S’attaquer à François Mauriac, décédé à l’âge de 85 ans, alors que l’on est sexagénaire en 2023 est audacieux quand on n’est encore ni académicien ni prix Nobel de littérature. Cazeneuve l’a fait avec une réelle mesure qu’aucun reproche de cet ordre ne pourra lui être opposé tant sa délicatesse est parfaite de la première page à la dernière de son livre.

Une phrase

  • « Fragment d’une rencontre : 
    J’avais sept ans lorsque Mauriac est mort…Mon enfance était solitaire et le monde me semblait hostile…La vie d’un autre, immense, rencontrait la mienne qui n’était qu’à son commencement. Ce tumulte faisait naître en moi un univers particulier …Lorsque la passion de la politique commença à s’emparer de moi, le Bloc-Notes devint une source inépuisable d’informations » (p. 9,10 et 11)
  • « L’unité d’une vie ne se décrète pas. Elle n’est pas œuvre de volonté. C’est au fil du temps, imperceptiblement, que les contradictions s’estompent et que la sagesse finit par nous mettre en paix avec nous-même. Dans ce processus complexe de construction de la personnalité, des événements servent parfois de détonateur. Ils peuvent avoir la cruauté d’un arrachement et revêtir la forme d’un deuil. » (p. 14) 
  • « Avec au cœur cette obsession de la vérité et ce refus de la concession médiocre, il (Mauriac) fait tomber les masques des pharisiens et s’en prend à la vanité d’un personnel politique devenu grotesque. Sans jamais se départir de cette ironie qui le fera redouter de ses cibles, il brosse des portraits peu flatteurs de parlementaires, de ministres et de chefs de parti, pour lesquels l’action publique s’accomplit dans un dérisoire théâtre d’ombres. » (p. 89)

L'auteur

Bernard Cazeneuve, avocat et homme politique français, fut Premier ministre de décembre 2016 à mai 2017 sous la présidence de François Hollande. 

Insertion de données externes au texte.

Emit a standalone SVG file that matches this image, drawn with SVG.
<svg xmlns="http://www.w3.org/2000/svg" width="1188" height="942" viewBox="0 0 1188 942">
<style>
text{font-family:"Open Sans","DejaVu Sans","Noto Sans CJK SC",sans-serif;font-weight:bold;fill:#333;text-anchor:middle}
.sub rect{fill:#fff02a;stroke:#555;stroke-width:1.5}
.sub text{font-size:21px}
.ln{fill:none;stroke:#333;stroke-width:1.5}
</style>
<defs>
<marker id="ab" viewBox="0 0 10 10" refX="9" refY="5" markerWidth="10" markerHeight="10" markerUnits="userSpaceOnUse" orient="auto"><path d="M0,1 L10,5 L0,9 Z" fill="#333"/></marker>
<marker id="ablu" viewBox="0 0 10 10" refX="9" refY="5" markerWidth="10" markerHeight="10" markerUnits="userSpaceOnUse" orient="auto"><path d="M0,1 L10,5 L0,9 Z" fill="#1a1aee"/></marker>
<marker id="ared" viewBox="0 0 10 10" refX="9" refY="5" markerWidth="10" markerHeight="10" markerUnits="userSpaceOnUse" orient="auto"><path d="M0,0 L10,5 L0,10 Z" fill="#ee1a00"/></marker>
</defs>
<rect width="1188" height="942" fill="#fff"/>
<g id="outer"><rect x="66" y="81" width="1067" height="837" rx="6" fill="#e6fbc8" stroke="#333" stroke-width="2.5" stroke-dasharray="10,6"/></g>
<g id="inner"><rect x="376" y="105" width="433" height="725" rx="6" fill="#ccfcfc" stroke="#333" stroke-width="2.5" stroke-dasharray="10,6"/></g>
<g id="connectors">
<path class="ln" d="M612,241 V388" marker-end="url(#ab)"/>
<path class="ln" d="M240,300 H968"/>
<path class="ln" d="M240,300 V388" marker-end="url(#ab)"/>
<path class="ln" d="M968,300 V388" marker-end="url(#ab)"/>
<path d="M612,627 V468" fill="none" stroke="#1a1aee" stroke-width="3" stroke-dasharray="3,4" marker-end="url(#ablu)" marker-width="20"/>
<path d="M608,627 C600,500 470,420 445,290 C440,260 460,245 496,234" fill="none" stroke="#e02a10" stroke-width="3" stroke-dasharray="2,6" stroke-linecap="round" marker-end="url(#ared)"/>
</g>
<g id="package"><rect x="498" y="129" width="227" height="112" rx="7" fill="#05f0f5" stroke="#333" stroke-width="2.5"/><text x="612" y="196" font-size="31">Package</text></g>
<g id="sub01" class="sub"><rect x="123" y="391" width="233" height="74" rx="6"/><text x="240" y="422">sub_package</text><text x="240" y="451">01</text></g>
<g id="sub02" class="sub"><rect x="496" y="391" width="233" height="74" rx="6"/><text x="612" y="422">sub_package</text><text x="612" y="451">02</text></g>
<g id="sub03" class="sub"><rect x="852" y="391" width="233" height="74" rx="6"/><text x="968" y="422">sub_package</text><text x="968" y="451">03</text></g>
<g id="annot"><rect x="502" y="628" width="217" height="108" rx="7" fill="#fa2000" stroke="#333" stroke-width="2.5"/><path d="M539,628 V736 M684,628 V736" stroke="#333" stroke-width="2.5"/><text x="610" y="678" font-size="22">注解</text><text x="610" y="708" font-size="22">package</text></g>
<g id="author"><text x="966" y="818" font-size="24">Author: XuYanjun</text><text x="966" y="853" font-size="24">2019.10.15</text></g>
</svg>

Avant d’avoir été l’auteur de Ma vie avec Mauriac, Cazeneuve avait fait le portrait du général de Gaulle, de Mendès- France et de Mitterrand et a écrit de très nombreux livres dont, Le sens de notre nation (2022, Stock), À l'épreuve de la violence (2019), Chaque jour compte (2017, Stock), Karachi, l’enquête impossible (2011, Calmann Lévy), Première manche (1991). 

Quel est le point de vue de Bernard Cazeneuve sur les romans de François Mauriac?  

A l'âge de 9 ans, il dit avoir lu Le nœud de Vipères, puis 6 romans (L'Agneau,Thérèse Desqueyroux, Le mystère Frontenac, Génitrix, Les anges noirs). Cazeneuve semble n'avoir eu aucun attrait pour ses pièces de Théâtre "où ses personnages étrangement, peinaient à prendre leur envol."  Si la carrière de Mauriac se poursuit durant l'occupation de la Seconde Guerre mondiale, Bernard Cazeneuve ne manque pas de citer son point de vue dans Le cahier noir, puis dans Le baillon dénoué. Ce n'est pas un hasard si, dans son dernier chapitre Des arbres et des pierres, Bernard Cazeneuve conclut : "On aurait donc grand tort de vouloir séparer le romancier du chroniqueur et l'homme de lettres du journalisme. La singularité du regard que François Mauriac porte sur les personnages de ses romans, les jugements sans appel qui accablent parfois quelques-unes des figures les plus illustres de la IVème République, au fil des pages de son Bloc-Notes, puisent aux sources d'une seule et même inspiration, celle de l'écrivain cherchant à pénétrer tous les ressorts de l'âme humaine." (p.88)

Commentaires

François Duffour
mer 03/05/2023 - 08:55

L’auteur, Bernard Cazeneuve, n’évoque pas Mauriac pour se comparer à lui. Il ne s’y hasarderait pas. Il analyse son œuvre de manière aussi savante que subtile pour tenter de comprendre l’homme et circonscrire sa part de vérité.
Et sans doute , en ce sens, réfléchir à sa communauté de pensée avec un homme et un auteur qu’il n’a pas connu, sinon à travers ses livres, une communauté sincère qui défie le temps et les générations. Quel plus bel hommage rendre à un écrivain que d’exprimer combien son œuvre a touché un enfant né à deux générations de distance? De toute évidence et au-delà de l’appétit littéraire insatiable de l’auteur, sont goût pour Mauriac s’inspire de la vertu ou de la simple rigueur morale qui inspire les deux hommes, dépasse et transgresse leurs origines et fidélités respectives, un grand bourgeois chrétien et un fils du peuple baptisé sans autre perspective.
Un travail remarquable, exhaustif et sensible, au service d’un idéal humain, d’un magistère intellectuel et moral…
Si tous les hommes politiques pouvaient avoir encore cette hauteur de vue, le pays irait sans doute beaucoup mieux!